There are also many Western export controls prohibiting sensitive technology from being sent to China for military use, which China is able to bypass by building such civilian ships, even though “in everything but name they’re military,” Rahmat said.
The autonomously piloted Zhu Hai Yun is believed to be one such ship, capable of launching airborne, surface and underwater drones “to carry out marine scientific research,” according to the Chinese state-run Global Times.
The ship, which completed its first autonomous sea trial in June, could also create military maps of the South China Sea floor, including important submarine lanes around Taiwan, Rahmat said.
“China has been increasing its submarine deterrent patrols, and in order to ensure it can do this it needs to map the underwater terrain,” he said.
China’s methods drew the ire of regional rival India last month when it sought to dock the Yuan Wang 5 in Sri Lanka’s Hambantota Port, not far from India’s southeast coast, for refueling at a time that New Delhi was preparing to test a new missile.
The vessel is officially a scientific research ship equipped with sensors that can be used to track satellites, but the same equipment can be used to gather data on a missile launch.
Sri Lanka, in the midst of an economic crisis and heavily reliant on aid from India, initially declined to allow the ship to dock over India’s concerns.
But China operates the Hambantota Port, having been granted a 99-year lease on the facility — built with Chinese money — after Sri Lanka defaulted on loans in 2017. After high-level consultations with Beijing, Sri Lankan authorities backtracked and allowed the Yuan Wang 5 to dock from Aug. 16 to Aug. 22.
On Aug. 23, India successfully tested its new surface-to-air missile designed to defend a ship from close-range aerial threats.
“I suspect the launch was delayed until the Chinese spy ship was gone,” Rahmat said.
China hasn’t tried to disguise its military use of civilian ocean-going ferries, which have had to meet defense standards since 2016 allowing them to accommodate military vehicles like tanks, said Mike Dahm, a retired U.S. Navy intelligence officer who has written on the topic for the U.S. Naval War College China Maritime Studies Institute.
Slickly produced state television videos showing trainloads of military vehicles and troops boarding the vessels and heading to sea, stating openly they are testing “how to use civilian transportation resources to execute military tasks.” The latest such exercise wrapped up earlier this month.
This could be meant to intimidate Taiwan, which China claims as its own and has not ruled out attempting to take by force, and also dovetails with the Chinese government’s message that the public is contributing to national security, Dahm said.
China at the moment does not possess enough amphibious craft to transport the number of troops needed 160 kilometers (100 miles) across the Taiwan Strait for a potential beach landing on the island, and the ferries could be a stopgap measure should a crisis prompt China to decide to invade, Rahmat said.
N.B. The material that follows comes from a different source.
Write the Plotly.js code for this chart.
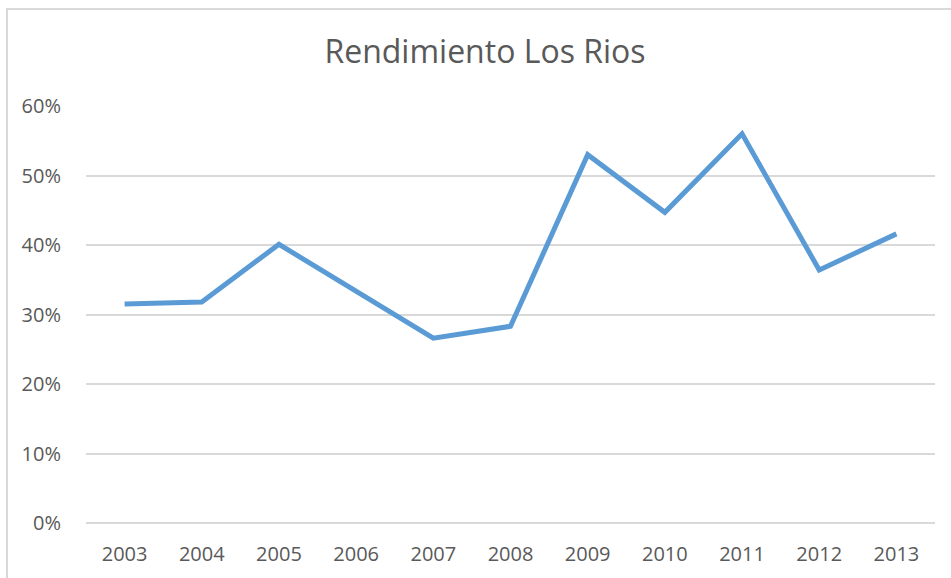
<!DOCTYPE html>
<html>
<head>
<meta charset="utf-8">
<script src="https://cdn.plot.ly/plotly-3.0.1.min.js"></script>
<style>
  html, body { margin: 0; padding: 0; background: #fff; }
  #frame { position: absolute; left: 6px; top: 8px; width: 1000px; height: 600px;
           border-left: 2px solid #d9d9d9; border-top: 2px solid #d9d9d9; }
  #chart { position: absolute; left: 0; top: 0; width: 951px; height: 578px; }
</style>
</head>
<body>
<div id="frame"></div>
<div id="chart"></div>
<script>
const years = ['2003','2004','2005','2006','2007','2008','2009','2010','2011','2012','2013'];
const rendimiento = [0.315, 0.318, 0.401, 0.334, 0.266, 0.283, 0.530, 0.447, 0.560, 0.364, 0.416];
const yTicks = [0, 0.1, 0.2, 0.3, 0.4, 0.5, 0.6];
const yTickLabels = ['0%', '10%', '20%', '30%', '40%', '50%', '60%'];

const trace = {
  x: years,
  y: rendimiento,
  type: 'scatter',
  mode: 'lines',
  line: { color: '#5B9BD5', width: 5 },
  hoverinfo: 'x+y'
};

const layout = {
  width: 951,
  height: 578,
  paper_bgcolor: 'rgba(0,0,0,0)',
  plot_bgcolor: 'rgba(0,0,0,0)',
  margin: { l: 86, r: 16, t: 106, b: 55 },
  showlegend: false,
  font: { family: 'Open Sans, sans-serif', color: '#595959', size: 20 },
  title: {
    text: 'Rendimiento Los Rios',
    font: { family: 'Open Sans, sans-serif', size: 32, color: '#595959' },
    xref: 'container', x: 485/951, xanchor: 'center',
    yref: 'container', y: 1 - 52/578, yanchor: 'middle'
  },
  xaxis: {
    type: 'category',
    range: [-0.5, years.length - 0.5],
    showgrid: false,
    showline: false,
    zeroline: false,
    ticks: 'outside', ticklen: 13, tickcolor: 'rgba(0,0,0,0)',
    tickfont: { size: 20, color: '#595959' }
  },
  yaxis: {
    range: [0, 0.6],
    tickvals: yTicks,
    ticktext: yTickLabels,
    showgrid: true,
    gridcolor: '#d9d9d9',
    gridwidth: 1.5,
    zeroline: true,
    zerolinecolor: '#d9d9d9',
    zerolinewidth: 1.5,
    showline: false,
    ticks: 'outside', ticklen: 20, tickcolor: 'rgba(0,0,0,0)',
    tickfont: { size: 20, color: '#595959' }
  }
};

Plotly.newPlot('chart', [trace], layout, { displayModeBar: false, responsive: false });
</script>
</body>
</html>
China also may not want to take on the expense of building and maintaining a “huge amphibious armada” for an indeterminate period of time, Dahm said.
Military amphibious craft are built to land troops and vehicles on a beach, whereas ferries provide port-to-port movement, which would mean they would only be effective if China can capture Taiwanese ports in serviceable condition, Dahm said.
Still, in a crisis, China’s People’s Liberation Army could attempt a chancy gambit like offloading amphibious vehicles from the ferries at sea or using floating causeways, Dahm said.
“There is always the possibility that the PLA could commit to a high-risk operation against Taiwan with the possibility of losing a large number of civilian ships,” he said.